Cambodia Airports’ Move Towards Net Zero Carbon Emissions Goal
Cambodia’s three international airports, which have already installed energy saving devices, are looking to further reduce their carbon footprint by installing solar panels in future.
Cambodia Airports – which is part of Vinci Group – operates Phnom Penh, Siem Reap and Sihanoukville airports. Its quality, health, safety and environment manager, Florent de Warren, says they aim to halve the airports’ carbon footprint by 2030.
All three airports have already embarked on a program to switch to LED lighting, including lights at the main passenger terminal, apron, car park, approach locations and navigational aids, he says.

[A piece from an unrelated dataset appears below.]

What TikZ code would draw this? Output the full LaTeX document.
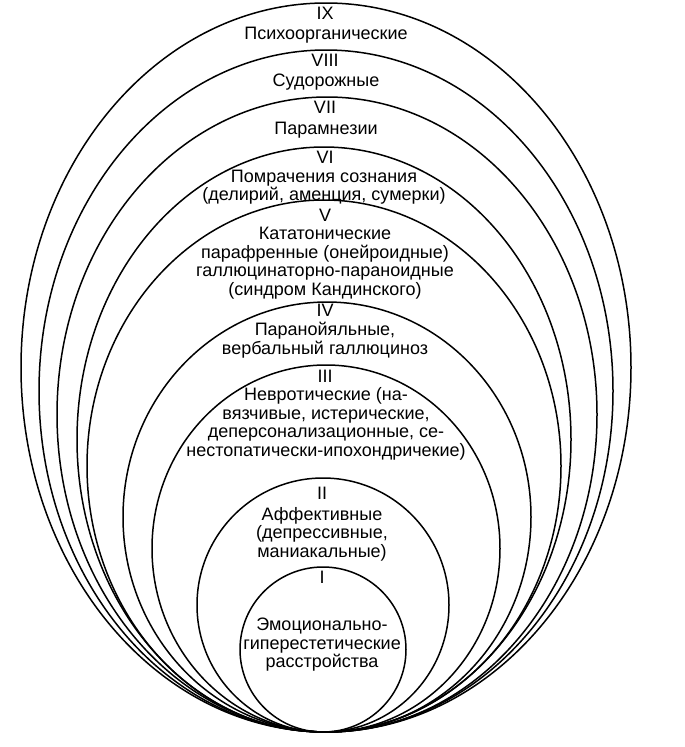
\documentclass[tikz,border=0pt]{standalone}
\usepackage{fontspec}
\setmainfont{Liberation Sans}
\usepackage{tikz}

\begin{document}
\begin{tikzpicture}[x=1pt,y=-1pt,font=\fontsize{18}{18.5}\selectfont]
    \useasboundingbox (0,0) rectangle (685,747);
    \tikzset{ring/.style={line width=1.5pt},lbl/.style={inner sep=0pt,align=center}}
    \draw[ring] (326,367.5) ellipse [x radius=305pt, y radius=364.5pt];
    \draw[ring] (326,391) ellipse [x radius=287pt, y radius=341pt];
    \draw[ring] (327,414.5) ellipse [x radius=270pt, y radius=317.5pt];
    \draw[ring] (324,439.5) ellipse [x radius=247pt, y radius=292.5pt];
    \draw[ring] (324,466) ellipse [x radius=237pt, y radius=266pt];
    \draw[ring] (327,517) ellipse [x radius=204pt, y radius=215pt];
    \draw[ring] (326,548.5) ellipse [x radius=174pt, y radius=183.5pt];
    \draw[ring] (323,605) ellipse [x radius=126pt, y radius=127pt];
    \draw[ring] (323,649.5) ellipse [x radius=83pt, y radius=82.5pt];
    \node[lbl] (n9) at (325,13) {IX};
    \node[lbl] (t9) at (326,35) {Психоорганические};
    \node[lbl] (n8) at (325,60) {VIII};
    \node[lbl] (t8) at (326,82) {Судорожные};
    \node[lbl] (n7) at (325,107) {VII};
    \node[lbl] (t7) at (326,130) {Парамнезии};
    \node[lbl] (n6) at (325,157) {VI};
    \node[lbl] (t6) at (324,187) {Помрачения сознания\\(делирий, аменция, сумерки)};
    \node[lbl] (n5) at (325,215) {V};
    \node[lbl] (t5) at (325,263) {Кататонические\\парафренные (онейроидные)\\галлюцинаторно-параноидные\\(синдром Кандинского)};
    \node[lbl] (n4) at (325,310) {IV};
    \node[lbl] (t4) at (325,340) {Паранойяльные,\\вербальный галлюциноз};
    \node[lbl] (n3) at (325,376) {III};
    \node[lbl] (t3) at (326,424) {Невротические (на-\\вязчивые, истерические,\\деперсонализационные, се-\\нестопатически-ипохондричекие)};
    \node[lbl] (n2) at (322,493) {II};
    \node[lbl] (t2) at (322,534) {Аффективные\\(депрессивные,\\маниакальные)};
    \node[lbl] (n1) at (322,577) {I};
    \node[lbl] (t1) at (322,645) {Эмоционально-\\гиперестетические\\расстройства};
\end{tikzpicture}
\end{document}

“Whatever lights that can be replaced are all LED now,” adds Warren, who was speaking at a webinar organized by Smart Aviation Asia Pacific discussing the topic of how airports can reduce their carbon footprint by adopting solar.
Warren says the three airports have also replaced the heating, ventilation and air conditioning systems with alternatives that are much more efficient, while ensuring passenger comfort is taken care of.
“We look in the market for better replacement options and modernize them (the systems) every year. We also have a management system in place to monitor our electricity consumption for all these facilities and to highlight any issues or problems that can arise,” he says.
Warren says Phnom Penh International Airport is now equipped to provide pre-conditioned air (PCA) and has 400Hz ground power units.
It means aircraft parked at the terminal no longer need to use the aircraft’s auxiliary power unit – which burns fuel – and can instead draw on electricity from the terminal.
He says the airports in future will tentatively ban auxiliary power unit (APU) usage when the aircraft is parked at the terminal.
“Airlines can get electricity through the terminal rather than relying on the aircraft’s own [auxiliary] engine to supply electricity,” he says.
Warren says the three Cambodian airports have plans to deploy solar panels to produce carbon-free electricity.
He also says they are looking to roll out a fleet of ’clean’ vehicles.
“We want to reduce our dependence (on carbon) and if there is a solution in the market to transfer to electric (vehicles) then we will definitely consider,” he adds.
Warren says all three airports are certified level two under Airport Carbon Accreditation (ACA). This is an institutionally-endorsed global carbon management certification programme for airports that Airports Council International spear-heads
The programme independently assesses and recognises the efforts of airports to manage and reduce their carbon emissions through six levels of certification.
Warren says fuel and electricity are the main contributors to carbon emissions and the three Cambodian airports are working towards level three, which will include third parties at the airport – such as tenants, shops, offices, etc.
“The idea is to make the whole airport net carbon and not just the operator, but this requires a step-by-step process. We will collect monthly data on electricity and energy consumption and get their commitment to reduce carbon emissions, aiming to complete this by the end of next year,” he says.
Warren adds that the three airports aim to get certification for ISO 14001 by June 2022, which is the international standard for environmental management systems (EMS).